The overlong, animated section “The Origin of O-Ren” (chapter 2) slots
in very smoothly, as none of the other figures we see are really three-dimensional
either: the ‘anime’ tribute has moments of jarring crudeness, with cackling
Japanese villains that veer uncomfortably close to caricature: as do
Hattori Hanzo and his assistant, who are introduced as standard-issue
comedy-orientals.
- It’s tempting
but very unhelpful to compare Kill Bill with Tarantino’s three
previous films – this is an altogether different kind of project than
either Reservoir Dogs, Pulp Fiction or Jackie Brown. And
it’s equally unfair to compare this movie with previous “rampages of
revenge” such as Point Blank: Kill Bill is no masterpiece,
but enjoyable enough if taken on its own terms. Tarantino makes this
somewhat difficult, however, by casting Chaiki Kuriyama and Jun Kunimura
in roles very similar to the ones they played in the superior Battle
Royale and Ichi
the Killer: schoolgirl-assassin Gogo Yubari and gangland kingpin
Boss Tanaka respectively.
Kuriyama’s
brief but very memorable turn as Gogo is one of the film’s few unequivocal
successes: her demure giggle when Thurman’s character suggests she surrender
without a fight is one of the quietest – but most perfectly-judged –
gestures in a film overflowing with sound and fury. Whatever his excesses,
Tarantino serves the useful function of introducing mainstream audiences
to off-beat talents like Kuriyama – other examples here include French
actress Julie Dreyfus (as O-Ren’s assistant Sofie Fatale – who should
surely have been on the Bride’s ‘Death List’), and Japanese girl-rock
band the 5,6,7,8s, who feature in the early stretches of the ‘Blue Leaves’
section.
- Peripheral
figures like Kuriyama, Dreyfus (a real find) and Liu do much to keep
Kill Bill watchable. But there’s a troubling flaw at the centre:
Uma Thurman. Supposedly Tarantino’s ‘muse’, the leggy actress acquits
herself well with a samurai sword, and at times she seems to be going
through the wringer in her extremes of gruelling physicality: don’t
be amazed if this performance is rewarded with her second Oscar nomination.
But can Uma actually act? Her delivery of dialogue often simply isn’t
up to scratch, a major problem when Tarantino is in full-blown verbose
mode.

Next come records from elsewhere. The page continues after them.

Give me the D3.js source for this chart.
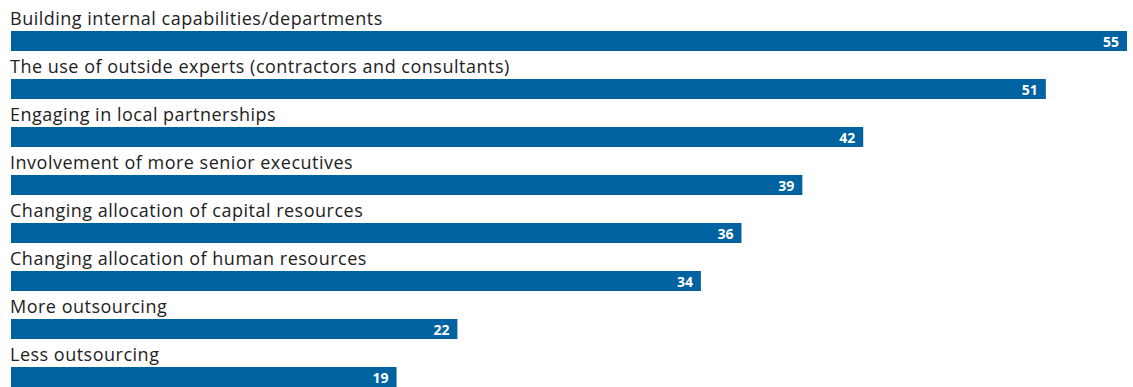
<!DOCTYPE html>
<html>
<head>
<meta charset="utf-8">
<script src="https://cdn.jsdelivr.net/npm/d3@7"></script>
<style>
  html, body { margin: 0; padding: 0; background: #fff; }
  svg { display: block; }
</style>
</head>
<body>
<svg id="chart" width="1133" height="387"></svg>
<script>
const categories = [
  "Building internal capabilities/departments",
  "The use of outside experts (contractors and consultants)",
  "Engaging in local partnerships",
  "Involvement of more senior executives",
  "Changing allocation of capital resources",
  "Changing allocation of human resources",
  "More outsourcing",
  "Less outsourcing"
];
const values = [55, 51, 42, 39, 36, 34, 22, 19];

const svg = d3.select("#chart");
const left = 11, right = 1127;
const barColor = "#0063a1";

const x = d3.scaleLinear().domain([0, 55]).range([left, right]);
const y = d3.scaleBand()
  .domain(categories)
  .range([0, 48 * categories.length])
  .paddingInner(0).paddingOuter(0);

const rows = svg.selectAll("g.row")
  .data(categories.map((c, i) => ({ c, v: values[i] })))
  .join("g")
  .attr("class", "row")
  .attr("transform", d => `translate(0,${y(d.c)})`);

rows.append("text")
  .attr("x", 10)
  .attr("y", 25)
  .attr("font-family", "'Open Sans', sans-serif")
  .attr("font-size", 18)
  .attr("letter-spacing", 0.5)
  .attr("fill", "#222")
  .text(d => d.c);

rows.append("rect")
  .attr("x", x(0))
  .attr("y", 31)
  .attr("width", d => x(d.v) - x(0))
  .attr("height", 20)
  .attr("fill", barColor);

rows.append("text")
  .attr("x", d => x(d.v) - 8)
  .attr("y", 46.5)
  .attr("text-anchor", "end")
  .attr("font-family", "'Open Sans', sans-serif")
  .attr("font-weight", "bold")
  .attr("font-size", 14)
  .attr("fill", "#fff")
  .text(d => d.v);
</script>
</body>
</html>
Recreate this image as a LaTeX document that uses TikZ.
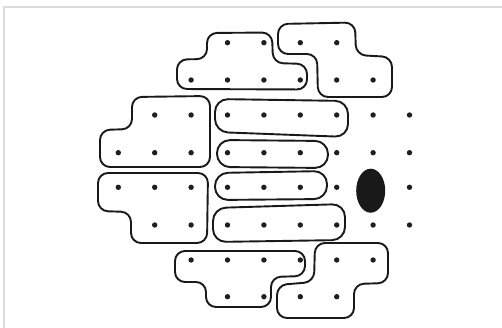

She’s arguably more fluent when speaking Japanese, and audibly
stumbles during one bit of narration when describing O-Ren’s power struggles
as ‘Shakespearean-magnitude’. (Unless it’s the character who’s supposed
to be inarticulate – maybe this is why Tarantino has her say she’s “trying
to will my limbs out of entropy”, when she presumably means “atrophy”).
- Pam Grier
wasn’t any more comfortable with dialogue in Jackie Brown – but
that film was much more of an ensemble piece, and Pam/Jackie could coast
always along on attitude. Kill Bill places much more of a burden
on its heroine, and there are moments when this feels like Thurman’s
inadequacies are being somewhat cruelly exposed. This puts an unintentional
spin on the already-famous first line (as uttered by the unseen David
Carradine): “Do you find me… sadistic?” His last line, however, is even
better – tipping the whole two-part movie over into delirious melodrama.
by Neil
Young
15th
October, 2003
(seen same day, Odeon Newcastle)
first seen
2nd October, 2003 : UGC Sheffield
for original
review, click here for short version and
here for long (long version coming soon)
*
Various running-times have been given for Kill Bill Vol.1, from
93 to 113 minutes. Timing given in Variety magazine tallies with
that shown to local press on 15th October: hand-timed at 110
minutes, 45 seconds (of which approximately seven minutes are end-titles).
This version differs slightly from that screened to national press in
Sheffield on 2nd October. ‘Main action’ originally ended with
shot of Uma Thurman in bike gear saying “they will all be as dead as O-Ren”.
Then cut to ‘written and directed by Quentin Tarantino’ – with additional
section (featuring Michael Madsen and Julie Dreyfus) as epilogue ‘inside’
the end-titles. New version includes the epilogue as part of the ‘main
action.’ ‘Written and directed by’ title card now appears after Julie
Dreyfus close-up. It worked better the first time.
**
Though listed in the end titles (as well as on the film’s posters) as
‘The Bride’, the character played by Uma Thurman is pointedly never referred
to by name – or rather, she isn’t referred to audibly. In “2” (chapter
1), her name is stated twice, and in “The Blood Spattered Bride” (chapter
2) once, but on both occasions it is coyly ‘bleeped’ out, as if it were
an obscenity on a radio-edit of a rap record. She’s only referred to as
‘The Bride’ by the El Paso father-and-son cops – during this section we
find out that on the marriage license her name is given as ‘Arlene Machiavelli’.